▶ **STATED PROBLEM**
Your task is to retype, word for word, the lines from the start of the data through the line holding "import math". Do not include the pictures.

▶ **INFORMATION SHOWN**
— START —
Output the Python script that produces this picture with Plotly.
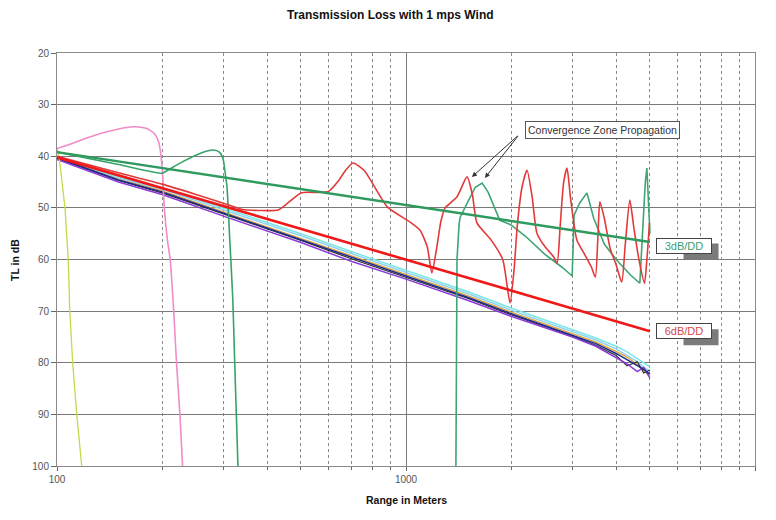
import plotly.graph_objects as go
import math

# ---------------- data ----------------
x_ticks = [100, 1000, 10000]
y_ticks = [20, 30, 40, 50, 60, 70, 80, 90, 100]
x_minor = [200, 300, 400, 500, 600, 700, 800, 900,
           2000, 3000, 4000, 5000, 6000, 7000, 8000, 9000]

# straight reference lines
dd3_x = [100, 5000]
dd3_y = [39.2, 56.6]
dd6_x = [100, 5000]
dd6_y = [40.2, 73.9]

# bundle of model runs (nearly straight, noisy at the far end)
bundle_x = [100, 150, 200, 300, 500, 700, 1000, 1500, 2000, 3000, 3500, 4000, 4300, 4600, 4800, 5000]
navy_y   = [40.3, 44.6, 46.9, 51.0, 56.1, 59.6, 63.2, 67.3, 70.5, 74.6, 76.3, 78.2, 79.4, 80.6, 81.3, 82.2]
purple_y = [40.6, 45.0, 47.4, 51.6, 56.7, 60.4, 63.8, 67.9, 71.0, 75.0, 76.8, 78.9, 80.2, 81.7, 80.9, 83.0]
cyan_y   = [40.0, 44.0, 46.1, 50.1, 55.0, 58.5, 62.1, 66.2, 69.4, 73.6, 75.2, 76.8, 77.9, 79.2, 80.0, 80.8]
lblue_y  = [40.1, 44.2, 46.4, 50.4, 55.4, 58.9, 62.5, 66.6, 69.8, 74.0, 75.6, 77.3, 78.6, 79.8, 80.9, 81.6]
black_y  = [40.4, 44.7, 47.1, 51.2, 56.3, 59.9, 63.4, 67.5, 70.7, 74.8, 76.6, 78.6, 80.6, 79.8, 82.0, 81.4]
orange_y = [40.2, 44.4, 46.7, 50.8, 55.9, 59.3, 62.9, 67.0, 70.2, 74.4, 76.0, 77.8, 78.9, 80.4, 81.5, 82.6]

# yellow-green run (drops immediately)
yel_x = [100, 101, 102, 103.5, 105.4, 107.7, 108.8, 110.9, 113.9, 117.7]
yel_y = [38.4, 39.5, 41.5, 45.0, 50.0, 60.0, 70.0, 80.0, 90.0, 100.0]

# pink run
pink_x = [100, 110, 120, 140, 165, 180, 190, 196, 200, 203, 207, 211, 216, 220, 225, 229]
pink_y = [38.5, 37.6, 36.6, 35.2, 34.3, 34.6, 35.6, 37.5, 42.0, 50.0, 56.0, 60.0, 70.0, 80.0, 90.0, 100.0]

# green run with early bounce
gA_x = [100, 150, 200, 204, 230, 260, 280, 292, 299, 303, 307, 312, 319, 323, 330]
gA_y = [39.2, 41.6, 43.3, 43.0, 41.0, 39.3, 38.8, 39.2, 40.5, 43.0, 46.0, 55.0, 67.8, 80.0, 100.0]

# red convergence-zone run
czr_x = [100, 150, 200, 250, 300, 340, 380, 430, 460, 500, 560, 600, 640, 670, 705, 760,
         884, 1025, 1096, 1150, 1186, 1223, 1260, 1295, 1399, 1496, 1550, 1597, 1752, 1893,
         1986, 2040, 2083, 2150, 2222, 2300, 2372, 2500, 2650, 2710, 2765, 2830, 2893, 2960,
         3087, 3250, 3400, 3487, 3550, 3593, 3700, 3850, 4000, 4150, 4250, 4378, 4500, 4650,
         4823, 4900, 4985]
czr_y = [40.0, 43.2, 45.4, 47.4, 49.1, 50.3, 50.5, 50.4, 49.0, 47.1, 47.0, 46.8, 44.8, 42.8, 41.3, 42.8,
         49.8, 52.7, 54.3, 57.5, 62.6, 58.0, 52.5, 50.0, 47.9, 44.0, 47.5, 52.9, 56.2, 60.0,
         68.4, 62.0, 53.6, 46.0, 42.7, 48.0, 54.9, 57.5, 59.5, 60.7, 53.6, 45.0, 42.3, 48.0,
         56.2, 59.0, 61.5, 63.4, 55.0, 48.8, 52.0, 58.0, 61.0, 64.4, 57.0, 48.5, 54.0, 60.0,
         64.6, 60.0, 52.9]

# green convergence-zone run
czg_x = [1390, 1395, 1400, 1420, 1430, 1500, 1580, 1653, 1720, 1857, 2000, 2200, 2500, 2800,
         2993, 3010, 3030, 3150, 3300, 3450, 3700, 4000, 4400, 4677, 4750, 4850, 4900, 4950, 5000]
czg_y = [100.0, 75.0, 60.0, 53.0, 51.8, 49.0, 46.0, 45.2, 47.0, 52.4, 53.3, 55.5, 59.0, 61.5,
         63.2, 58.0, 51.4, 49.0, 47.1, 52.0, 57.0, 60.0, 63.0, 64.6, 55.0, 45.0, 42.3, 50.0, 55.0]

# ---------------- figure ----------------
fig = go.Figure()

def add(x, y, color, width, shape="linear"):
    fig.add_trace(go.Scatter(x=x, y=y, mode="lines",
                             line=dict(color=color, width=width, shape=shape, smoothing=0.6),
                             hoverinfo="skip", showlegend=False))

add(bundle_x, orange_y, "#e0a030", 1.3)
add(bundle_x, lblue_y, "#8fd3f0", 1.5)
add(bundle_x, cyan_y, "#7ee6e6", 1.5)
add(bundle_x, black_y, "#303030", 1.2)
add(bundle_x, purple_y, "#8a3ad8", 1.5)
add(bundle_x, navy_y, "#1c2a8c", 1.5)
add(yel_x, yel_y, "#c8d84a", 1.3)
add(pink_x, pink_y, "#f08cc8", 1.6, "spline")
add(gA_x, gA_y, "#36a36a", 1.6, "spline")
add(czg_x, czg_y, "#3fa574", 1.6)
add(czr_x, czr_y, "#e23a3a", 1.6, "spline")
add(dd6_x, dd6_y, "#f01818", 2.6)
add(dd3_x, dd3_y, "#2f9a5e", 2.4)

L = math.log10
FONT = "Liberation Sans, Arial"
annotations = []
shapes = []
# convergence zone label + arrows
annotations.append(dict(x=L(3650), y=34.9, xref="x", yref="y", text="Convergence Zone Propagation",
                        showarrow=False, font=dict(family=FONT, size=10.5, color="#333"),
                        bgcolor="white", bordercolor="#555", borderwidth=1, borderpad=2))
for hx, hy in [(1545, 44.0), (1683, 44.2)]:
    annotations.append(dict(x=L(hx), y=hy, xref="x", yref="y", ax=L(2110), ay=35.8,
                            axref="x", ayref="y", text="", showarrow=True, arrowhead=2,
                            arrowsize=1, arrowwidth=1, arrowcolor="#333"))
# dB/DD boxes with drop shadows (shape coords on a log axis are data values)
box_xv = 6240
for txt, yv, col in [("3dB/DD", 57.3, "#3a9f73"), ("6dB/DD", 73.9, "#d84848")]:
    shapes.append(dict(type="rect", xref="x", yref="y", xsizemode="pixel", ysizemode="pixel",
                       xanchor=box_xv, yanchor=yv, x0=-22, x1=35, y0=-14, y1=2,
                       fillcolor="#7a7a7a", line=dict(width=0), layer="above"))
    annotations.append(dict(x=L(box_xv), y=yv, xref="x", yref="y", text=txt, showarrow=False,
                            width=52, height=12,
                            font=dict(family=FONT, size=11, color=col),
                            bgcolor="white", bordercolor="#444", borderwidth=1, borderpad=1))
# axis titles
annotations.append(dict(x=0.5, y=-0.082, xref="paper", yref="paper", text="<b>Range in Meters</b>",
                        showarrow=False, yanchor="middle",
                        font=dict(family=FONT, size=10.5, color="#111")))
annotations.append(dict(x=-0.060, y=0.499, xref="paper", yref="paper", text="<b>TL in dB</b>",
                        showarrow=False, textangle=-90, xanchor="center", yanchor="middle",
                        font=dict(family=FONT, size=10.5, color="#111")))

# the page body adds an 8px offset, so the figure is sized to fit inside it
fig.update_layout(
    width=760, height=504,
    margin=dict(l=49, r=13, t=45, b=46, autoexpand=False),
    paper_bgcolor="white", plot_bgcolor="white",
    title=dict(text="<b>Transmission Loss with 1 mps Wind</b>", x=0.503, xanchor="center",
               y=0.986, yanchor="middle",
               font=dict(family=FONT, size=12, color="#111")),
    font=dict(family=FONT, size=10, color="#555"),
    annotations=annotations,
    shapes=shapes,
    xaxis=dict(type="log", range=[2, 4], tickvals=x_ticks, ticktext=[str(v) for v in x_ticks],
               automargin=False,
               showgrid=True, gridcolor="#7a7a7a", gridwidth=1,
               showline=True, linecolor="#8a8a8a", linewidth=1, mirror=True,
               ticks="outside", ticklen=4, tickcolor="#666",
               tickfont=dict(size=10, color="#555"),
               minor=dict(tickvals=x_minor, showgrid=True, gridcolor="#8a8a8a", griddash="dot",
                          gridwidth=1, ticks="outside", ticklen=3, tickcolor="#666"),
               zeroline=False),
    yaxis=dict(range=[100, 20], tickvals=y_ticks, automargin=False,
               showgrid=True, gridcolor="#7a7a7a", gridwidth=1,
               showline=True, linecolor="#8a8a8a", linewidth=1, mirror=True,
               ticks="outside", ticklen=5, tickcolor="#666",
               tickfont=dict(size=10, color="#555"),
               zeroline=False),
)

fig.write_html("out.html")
— END —
▶ **REPLY TO THE EXERCISE**
Output the Python script that produces this picture with Plotly.
import plotly.graph_objects as go
import math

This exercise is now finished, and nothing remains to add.